A worker maimed in a pit is one of the film’s visceral motifs, and not all of the incidents result in mendable wounds. Early in Plainview’s enterprise, one of his workers is crushed by a piece of machinery, and the tycoon-to-be takes responsibility for the dead man’s baby. (Where’s Mom? Anderson never explains, but there are so few women in the tale that it might as well transpire in an alternate universe where humans reproduce asexually.) The poker-faced boy is called H.W. (Dillon Freasier), and he becomes Plainview’s prop—the kid’s presence allows the antisocial oilman to proclaim himself a “family man”—and later his partner. Plainview also trusts one associate, Fletcher (Ciarán Hinds), but there’s little warmth between the two men. “I hate most people,” Plainview admits, and when a guy who claims to be his half-brother appears, the loner’s wariness soon turns to fury.

Plainview’s breakthrough arrives in the guise of an awkward young man, Paul Sunday (Paul Dano), who says that the land underneath his family’s goat farm bleeds oil. Sunday accepts $500 for the property’s exact location, then exits the story. But his twin brother, Eli (also Dano), is a recurring character and remains Plainview’s nemesis for some 20 years. An oily evangelical, Eli Sunday demands the oilman’s financial support for his fledgling church. Plainview reluctantly agrees, but he snubs the self-styled preacher whenever possible. Plainview and Sunday’s rivalry abides until the final scene, which reveals the depth of the magnate’s contempt for the minister—and also reminds viewers of Anderson’s tendency toward overblown and unsatisfying endings.

Loosely adapted by the director from Oil!, the 1927 novel by muckraker Upton Sinclair, There Will Be Blood captures capitalism in the raw. Yet the director is more movie buff than social critic, so it seems likely that he was attracted to the book in large part because it allowed him to construct a latter-day counterpart to Erich von Stroheim’s famously butchered Greed. Cut by MGM from more than eight hours to two, von Stroheim’s 1924 movie was based on Frank Norris’ 1899 novel, McTeague, which prefigured Sinclair’s work. The opening title of There Will Be Blood, rendered in white-on-black Gothic lettering, is a nod to the silent cinema of the era. Otherwise, though, Anderson doesn’t attempt to simulate the look of ’20s movies. Indeed, he flashily rejects the formality and distance of early Hollywood, often using subjective viewpoints and repeatedly bouncing objects off or splashing liquids onto the camera lens. Still, he rewinds Sinclair’s yarn a couple of decades to begin in the 1890s, near the birth of moving pictures, so that Plainview’s rise will parallel cinema’s.

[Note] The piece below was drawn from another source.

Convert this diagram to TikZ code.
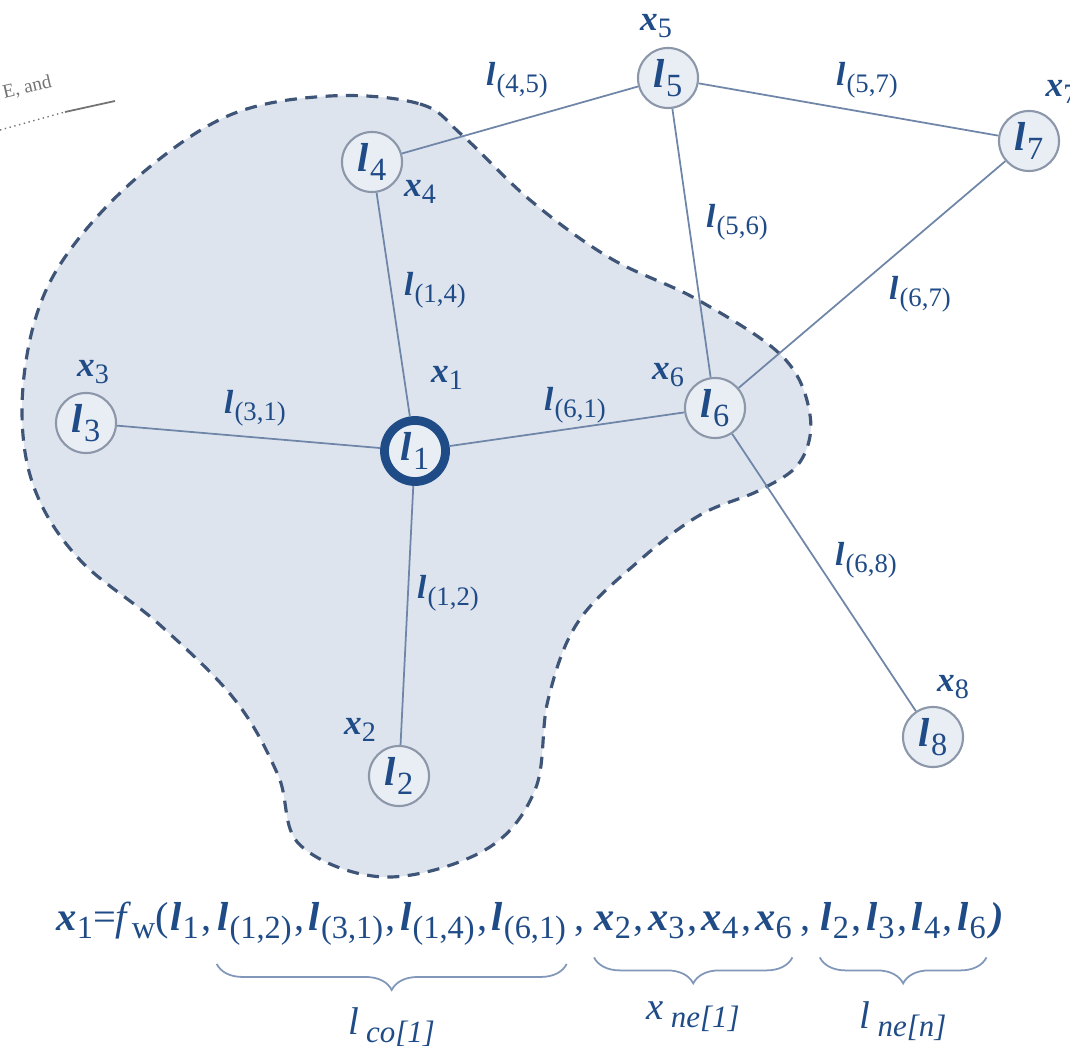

Such insider references are more compelling than the movie itself. Grimy and physical, There Will Be Blood is rich with detail. Particularly impressive is a long sequence that includes a crucial injury, an oil-well fire, and the blaze’s snuffing with a dynamite blast. Yet all this oil-spattered activity is just the backdrop to Plainview’s character and Day-Lewis’ performance, both of which are forceful but cursory. Anderson’s protagonist is driven yet largely unmotivated, a portrait of ruthlessness sketched in crayon. And while Day-Lewis’ characterization benefits from his Method actor intensity, the essence of it is simply that he ta-alks rea-all-ly slo-o-ow. That’s the sort of acting gimmick that works better for a supporting player than for a lead performer who’s onscreen for virtually every second of a nearly three-hour film.

Though it opened during the last week of 2007 only in New York and Los Angeles, There Will Be Blood has done very well in the artier critics’ polls across the country. So have No Country for Old Men, Zodiac, and The Assassination of Jesse James by the Coward Robert Ford, all auteur movies that celebrate virility run amok. Art films have a reputation, not entirely undeserved, for being talky, mannered, and, well, feminine. But these pictures turn on personal codes of manly conduct that range from heedless to frankly sociopathic. Such movies are essentially genre work, albeit at a high level of skill.

Partially because both are Westerns of a sort, There Will Be Blood is closest to No Country for Old Men. Impeccably filmed and edited, neither film gets a shot wrong. Yet they’re undermined by unconvincingly stylized central performances, and by characters who don’t learn, evolve, or mellow but simply move from one explosion to the next. Neither historical analysis nor political tract, There Will Be Blood is simply a 158-minute journey toward fulfilling its title. Sure enough, there is a shower of blood, and it’s expertly staged, elegantly photographed, and not especially meaningful.